### RECORDED INFORMATION
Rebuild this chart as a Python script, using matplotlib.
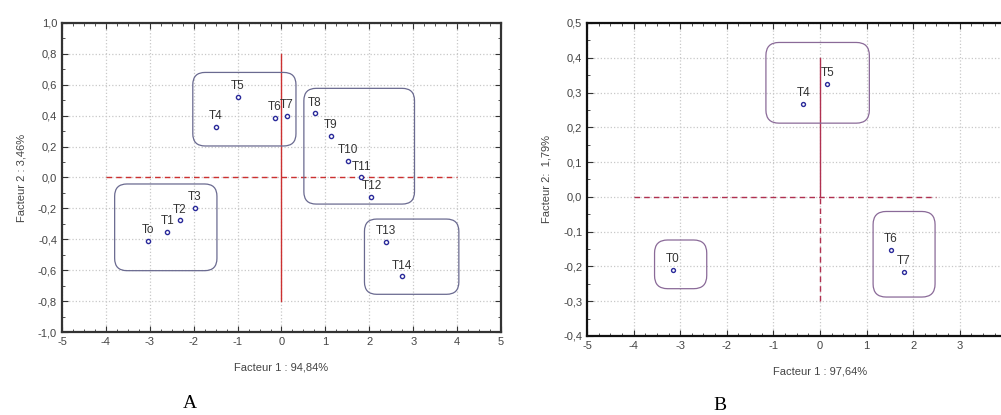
import numpy as np
import matplotlib.pyplot as plt
from matplotlib.patches import FancyBboxPatch
from matplotlib.ticker import MultipleLocator, FuncFormatter

# panel A data
a_labels = ['To', 'T1', 'T2', 'T3', 'T4', 'T5', 'T6', 'T7', 'T8', 'T9', 'T10', 'T11', 'T12', 'T13', 'T14']
a_x = [-3.04, -2.60, -2.32, -1.98, -1.50, -0.99, -0.15, 0.12, 0.76, 1.12, 1.51, 1.82, 2.05, 2.38, 2.74]
a_y = [-0.41, -0.355, -0.278, -0.195, 0.327, 0.52, 0.385, 0.40, 0.415, 0.267, 0.11, 0.0, -0.125, -0.415, -0.64]
# group boxes (x0, x1, y0, y1)
a_groups = [(-3.80, -1.47, -0.603, -0.042),
            (-2.02, 0.33, 0.204, 0.68),
            (0.51, 3.03, -0.172, 0.577),
            (1.89, 4.04, -0.756, -0.269)]

# panel B data
b_labels = ['T0', 'T4', 'T5', 'T6', 'T7']
b_x = [-3.16, -0.36, 0.16, 1.52, 1.80]
b_y = [-0.21, 0.267, 0.324, -0.153, -0.217]
b_groups = [(-3.55, -2.43, -0.264, -0.124),
            (-1.16, 1.06, 0.212, 0.444),
            (1.14, 2.47, -0.288, -0.042)]

comma = FuncFormatter(lambda v, p: ('%.1f' % v).replace('.', ','))
intfmt = FuncFormatter(lambda v, p: '%d' % round(v))
intfmt_b = FuncFormatter(lambda v, p: '%d' % round(v) if v < 3.5 else '')

fig = plt.figure(figsize=(10.01, 4.15), dpi=100)
plt.rcParams['font.family'] = ['Liberation Sans', 'DejaVu Sans']


def setup(ax, xlim, ylim, ymaj, ymin, spine_col, xfmt):
    ax.set_xlim(*xlim)
    ax.set_ylim(*ylim)
    ax.xaxis.set_major_locator(MultipleLocator(1))
    ax.xaxis.set_minor_locator(MultipleLocator(0.25))
    ax.yaxis.set_major_locator(MultipleLocator(ymaj))
    ax.yaxis.set_minor_locator(MultipleLocator(ymin))
    ax.xaxis.set_major_formatter(xfmt)
    ax.yaxis.set_major_formatter(comma)
    ax.tick_params(which='both', direction='in', top=True, right=True,
                   labelsize=8, labelcolor='#444444', color='#333333')
    ax.tick_params(which='major', length=4)
    ax.tick_params(which='minor', length=2)
    ax.grid(True, which='major', linestyle=':', color='#c8c8c8', lw=0.9)
    for s in ax.spines.values():
        s.set_color(spine_col)
        s.set_linewidth(1.6)


def boxes(ax, groups, col, r, aspect):
    for x0, x1, y0, y1 in groups:
        p = FancyBboxPatch((x0, y0), x1 - x0, y1 - y0,
                           boxstyle='round,pad=0,rounding_size=%f' % r,
                           mutation_aspect=aspect, fill=False, ec=col, lw=0.9, zorder=3)
        ax.add_patch(p)


# ---- A
axA = fig.add_axes([0.0619, 0.2, 0.4386, 0.7446])
setup(axA, (-5, 5), (-1.0, 1.0), 0.2, 0.1, '#333333', intfmt)
axA.plot([-4, 4], [0, 0], color='#cc3030', lw=1.0, ls=(0, (4, 3)), zorder=2)
axA.plot([0, 0], [-0.8, 0.8], color='#cc3030', lw=1.0, zorder=2)
boxes(axA, a_groups, '#6a6a90', 0.28, 43.9 / 154.5)
axA.scatter(a_x, a_y, s=9, facecolors='white', edgecolors='#2a2a9a', lw=1.0, zorder=4)
for lab, x, y in zip(a_labels, a_x, a_y):
    axA.annotate(lab, (x, y), xytext=(0, 3.5), textcoords='offset points',
                 ha='center', va='bottom', fontsize=8.5, color='#333333', zorder=5)
axA.set_xlabel('Facteur 1 : 94,84%', fontsize=8, color='#444444', labelpad=11)
axA.set_ylabel('Facteur 2 : 3,46%', fontsize=8, color='#444444', labelpad=8)

# ---- B
axB = fig.add_axes([0.5864, 0.1904, 0.4655, 0.7542])
setup(axB, (-5, 5), (-0.4, 0.5), 0.1, 0.05, '#111111', intfmt_b)
axB.plot([-4, 2.5], [0, 0], color='#b03050', lw=1.0, ls=(0, (4, 3)), zorder=2)
axB.plot([0, 0], [0, 0.4], color='#b03050', lw=1.0, zorder=2)
axB.plot([0, 0], [-0.3, 0], color='#b03050', lw=1.0, ls=(0, (4, 3)), zorder=2)
boxes(axB, b_groups, '#8a6a98', 0.28, 46.7 / 347.8)
axB.scatter(b_x, b_y, s=8, facecolors='white', edgecolors='#2a2a9a', lw=1.0, zorder=4)
for lab, x, y in zip(b_labels, b_x, b_y):
    axB.annotate(lab, (x, y), xytext=(0, 3.5), textcoords='offset points',
                 ha='center', va='bottom', fontsize=8.5, color='#333333', zorder=5)
axB.set_xlabel('Facteur 1 : 97,64%', fontsize=8, color='#444444', labelpad=11)
axB.set_ylabel('Facteur 2:  1,79%', fontsize=8, color='#444444', labelpad=8)

fig.text(190 / 1001, 1 - 403 / 415, 'A', family='Liberation Serif', fontsize=14, ha='center', va='center')
fig.text(720 / 1001, 1 - 405 / 415, 'B', family='Liberation Serif', fontsize=14, ha='center', va='center')

fig.savefig('out.png', dpi=100)
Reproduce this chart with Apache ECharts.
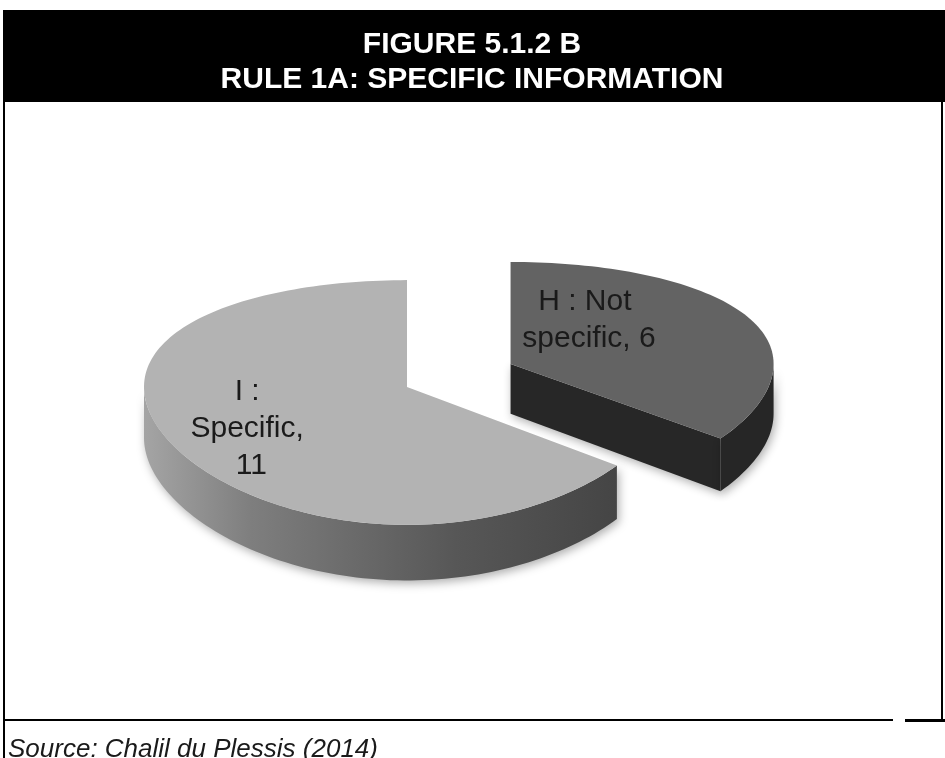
<!DOCTYPE html>
<html>
<head>
<meta charset="utf-8">
<script src="https://cdn.jsdelivr.net/npm/echarts@6/dist/echarts.min.js"></script>
<style>
  html, body { margin: 0; padding: 0; background: #ffffff; }
  #chart { width: 945px; height: 758px; }
</style>
</head>
<body>
<div id="chart"></div>
<script>
// ---- chart content ----
const sliceNames = ['H : Not specific', 'I : Specific'];
const sliceValues = [6, 11];
const titleLines = ['FIGURE 5.1.2 B', 'RULE 1A: SPECIFIC INFORMATION'];
const sourceNote = 'Source: Chalil du Plessis (2014)';

// ---- 3D pie projection (tilted disc, mild vertical perspective) ----
const DEG = Math.PI / 180;
const CX = 407;          // screen x of the pie axis
const BY = 437.66;       // screen y of the disc base centre
const AX = 263;          // horizontal radius in px
const AY = 267;          // vertical scale in px
const QY = 0.1266;       // perspective depth factor
const SD = 0.0684;
const COS_T = 0.88, SIN_T = 0.475;   // view elevation
const THICK = 0.2156;    // disc thickness (radius units)
const CAM_Z = -1 / QY;
const EXPLODE = [0.44, 0];

function proj(X, Y, Z) {
  const w = 1 + QY * Z - (Y - THICK) * SD;
  return [CX + AX * X, BY - AY * (Y * COS_T + Z * SIN_T) / w];
}

function arcPoints(ox, oz, Y, a0, a1) {
  const pts = [];
  const n = Math.max(2, Math.ceil(Math.abs(a1 - a0) / 1.5));
  for (let k = 0; k <= n; k++) {
    const a = (a0 + (a1 - a0) * k / n) * DEG;
    pts.push(proj(ox + Math.cos(a), Y, oz + Math.sin(a)));
  }
  return pts;
}

// parts of [a, b] (degrees) on the near half of the disc
function nearParts(a, b) {
  const out = [];
  for (let k = Math.floor(a / 360) - 1; k <= Math.ceil(b / 360) + 1; k++) {
    const s = Math.max(a, k * 360 - 180), e = Math.min(b, k * 360);
    if (e > s) out.push([s, e]);
  }
  return out;
}

const sideShadow = { shadowBlur: 10, shadowColor: 'rgba(0,0,0,0.32)', shadowOffsetX: 2, shadowOffsetY: 3 };

const sliceLook = [
  { top: '#636363', wall: '#262626', face: '#272727', labelFrac: 0.288, labelR: 0.5, wrap: 150 },
  { top: '#b3b3b3',
    wall: new echarts.graphic.LinearGradient(140, 0, 625, 0, [
      { offset: 0, color: '#a6a6a6' },
      { offset: 0.23, color: '#7e7e7e' },
      { offset: 0.65, color: '#575757' },
      { offset: 1, color: '#444444' }
    ], true),
    face: '#8c8c8c', labelFrac: 0.487, labelR: 0.68, wrap: 125 }
];

function renderSlice(params, api) {
  const i = params.dataIndex;
  const total = sliceValues.reduce((s, v) => s + v, 0);
  let before = 0;
  for (let k = 0; k < i; k++) before += sliceValues[k];
  const v = api.value(0);
  // clockwise from 12 o'clock
  const start = 90 - 360 * before / total;
  const end = start - 360 * v / total;
  const mid = (start + end) / 2 * DEG;
  const ox = EXPLODE[i] * Math.cos(mid), oz = EXPLODE[i] * Math.sin(mid);
  const look = sliceLook[i];
  const children = [];

  // flat cut faces that turn toward the viewer
  [[start, start + 90], [end, end - 90]].forEach(([a, nA]) => {
    const ca = Math.cos(a * DEG), sa = Math.sin(a * DEG);
    const mx = ox + ca / 2, mz = oz + sa / 2;
    const dot = Math.cos(nA * DEG) * (0 - mx) + Math.sin(nA * DEG) * (CAM_Z - mz);
    if (dot > 1e-6) {
      children.push({
        type: 'polygon',
        shape: { points: [
          proj(ox, THICK, oz), proj(ox + ca, THICK, oz + sa),
          proj(ox + ca, 0, oz + sa), proj(ox, 0, oz)
        ] },
        style: Object.assign({ fill: look.face }, sideShadow)
      });
    }
  });

  // curved outer wall on the near half
  nearParts(end, start).forEach(([s, e]) => {
    const topArc = arcPoints(ox, oz, THICK, s, e);
    const botArc = arcPoints(ox, oz, 0, e, s);
    children.push({
      type: 'polygon',
      shape: { points: topArc.concat(botArc) },
      style: Object.assign({ fill: look.wall }, sideShadow)
    });
  });

  // top face
  children.push({
    type: 'polygon',
    shape: { points: [proj(ox, THICK, oz)].concat(arcPoints(ox, oz, THICK, end, start)) },
    style: { fill: look.top }
  });

  // data label on the top face
  const la = (start - (start - end) * look.labelFrac) * DEG;
  const lp = proj(ox + look.labelR * Math.cos(la), THICK, oz + look.labelR * Math.sin(la));
  children.push({
    type: 'text',
    style: {
      text: sliceNames[i] + ', ' + v,
      x: lp[0], y: lp[1],
      width: look.wrap, overflow: 'break',
      font: '30px "Liberation Sans", Arial, sans-serif',
      lineHeight: 37,
      fill: '#1a1a1a',
      align: 'center', verticalAlign: 'middle',
      textAlign: 'center', textVerticalAlign: 'middle'
    }
  });

  return { type: 'group', children };
}

const chart = echarts.init(document.getElementById('chart'), null, { renderer: 'canvas' });

const headerFont = 'bold 30px "Liberation Sans", Arial, sans-serif';

chart.setOption({
  backgroundColor: '#ffffff',
  animation: false,
  graphic: [
    { type: 'rect', shape: { x: 3, y: 10, width: 942, height: 92 }, style: { fill: '#000000' } },
    { type: 'text', style: {
        text: titleLines[0], x: 472, y: 45, font: headerFont, fill: '#ffffff',
        align: 'center', verticalAlign: 'middle', textAlign: 'center', textVerticalAlign: 'middle' } },
    { type: 'text', style: {
        text: titleLines[1], x: 472, y: 80, font: headerFont, fill: '#ffffff',
        align: 'center', verticalAlign: 'middle', textAlign: 'center', textVerticalAlign: 'middle' } },
    // frame
    { type: 'rect', shape: { x: 3, y: 102, width: 2, height: 656 }, style: { fill: '#000000' } },
    { type: 'rect', shape: { x: 941, y: 102, width: 2, height: 618 }, style: { fill: '#000000' } },
    { type: 'rect', shape: { x: 3, y: 719, width: 890, height: 2 }, style: { fill: '#000000' } },
    { type: 'rect', shape: { x: 905, y: 719, width: 40, height: 3 }, style: { fill: '#000000' } },
    { type: 'text', style: {
        text: sourceNote, x: 8, y: 750,
        font: 'italic 26px "Liberation Sans", Arial, sans-serif', fill: '#1a1a1a',
        align: 'left', verticalAlign: 'middle', textAlign: 'left', textVerticalAlign: 'middle' } }
  ],
  series: [{
    type: 'custom',
    coordinateSystem: 'none',
    renderItem: renderSlice,
    data: sliceNames.map((n, i) => ({ name: n, value: sliceValues[i] }))
  }]
});
</script>
</body>
</html>
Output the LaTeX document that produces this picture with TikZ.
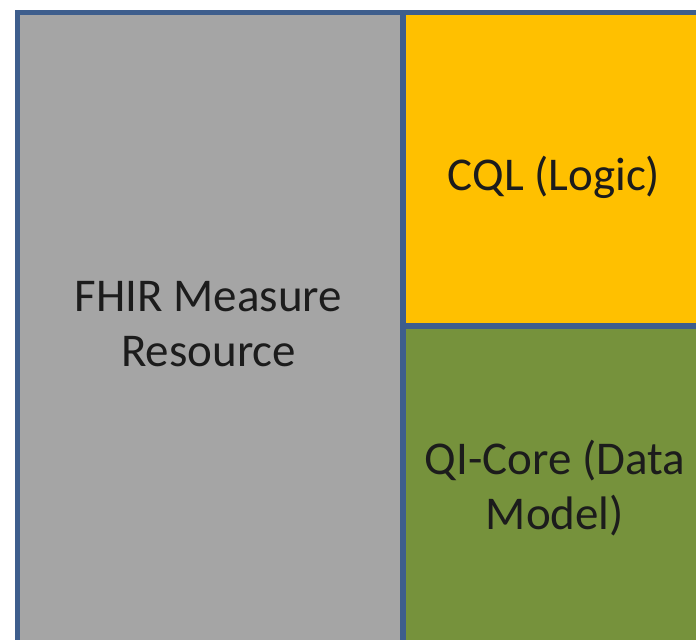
\documentclass[tikz,border=0pt]{standalone}
\usepackage{fontspec}
\setmainfont{Carlito}
\usepackage{tikz}
\usetikzlibrary{positioning}

\definecolor{edgeblue}{RGB}{62,94,141}
\definecolor{measuregray}{RGB}{165,165,165}
\definecolor{logicyellow}{RGB}{255,192,0}
\definecolor{modelgreen}{RGB}{118,146,60}
\definecolor{labeltext}{RGB}{28,28,28}

\begin{document}
\begin{tikzpicture}[x=0.5pt,y=-0.5pt,
    part/.style = {draw=edgeblue,line width=2.75pt},
    partlabel/.style = {font=\fontsize{23.5}{27.5}\selectfont,align=center,text=labeltext,inner sep=0pt}]
    \useasboundingbox (0,0) rectangle (696,639);
    \clip (0,0) rectangle (696,639);
    % the three parts, right and bottom edges run off the page
    \filldraw [part,fill=measuregray] (17.5,12.5) rectangle (403,645);
    \filldraw [part,fill=logicyellow] (403,12.5) rectangle (706,326);
    \filldraw [part,fill=modelgreen] (403,326) rectangle (706,645);
    % labels
    \node [partlabel] (measure) at (208.5,324.5) {FHIR Measure\\Resource};
    \node [partlabel] (logic) at (554,177) {CQL (Logic)};
    \node [partlabel] (model) at (555,488) {QI-Core (Data\\Model)};
\end{tikzpicture}
\end{document}
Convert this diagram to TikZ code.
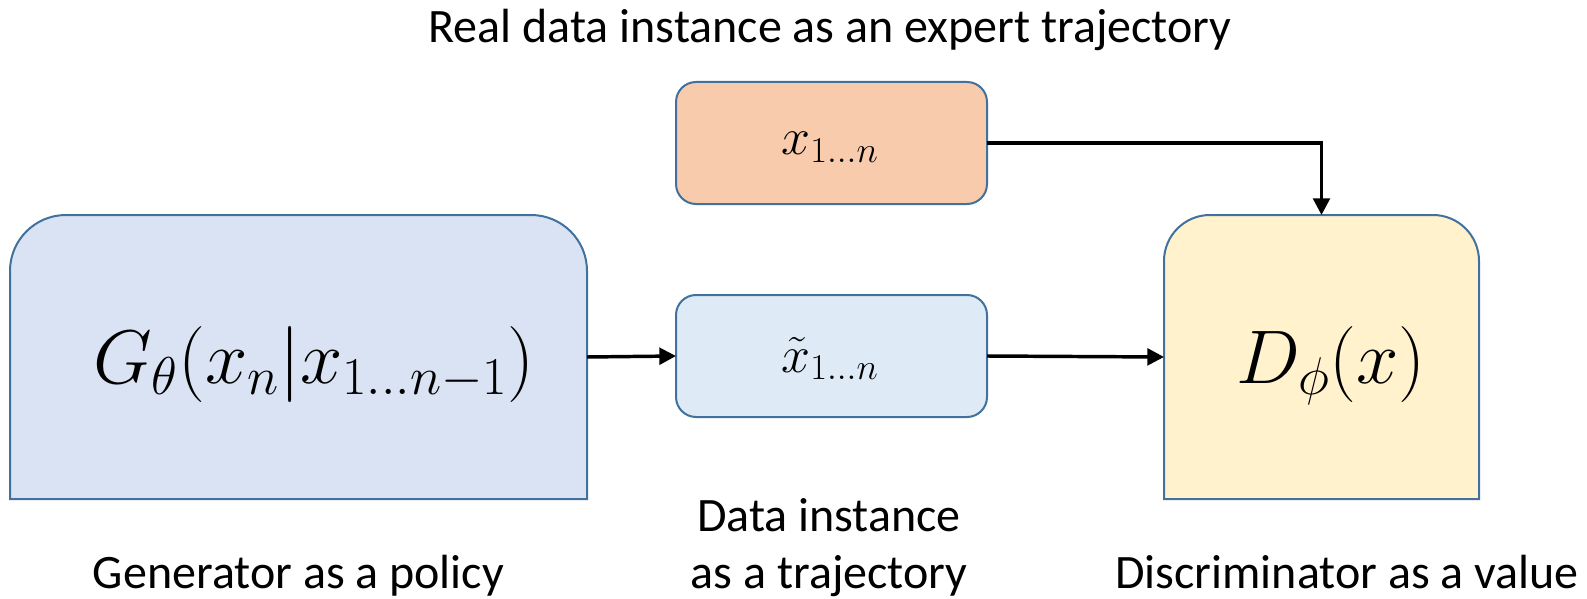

### OBJECTIVE
Repeat exactly and only the lines from the start of the data above through the line that holds "(1.89, 4.04, -0.756, -0.269)]", inclusive. Pictures do not belong in the copy.

### RESPONSE TO THE EXERCISE
Rebuild this chart as a Python script, using matplotlib.
import numpy as np
import matplotlib.pyplot as plt
from matplotlib.patches import FancyBboxPatch
from matplotlib.ticker import MultipleLocator, FuncFormatter

# panel A data
a_labels = ['To', 'T1', 'T2', 'T3', 'T4', 'T5', 'T6', 'T7', 'T8', 'T9', 'T10', 'T11', 'T12', 'T13', 'T14']
a_x = [-3.04, -2.60, -2.32, -1.98, -1.50, -0.99, -0.15, 0.12, 0.76, 1.12, 1.51, 1.82, 2.05, 2.38, 2.74]
a_y = [-0.41, -0.355, -0.278, -0.195, 0.327, 0.52, 0.385, 0.40, 0.415, 0.267, 0.11, 0.0, -0.125, -0.415, -0.64]
# group boxes (x0, x1, y0, y1)
a_groups = [(-3.80, -1.47, -0.603, -0.042),
            (-2.02, 0.33, 0.204, 0.68),
            (0.51, 3.03, -0.172, 0.577),
            (1.89, 4.04, -0.756, -0.269)]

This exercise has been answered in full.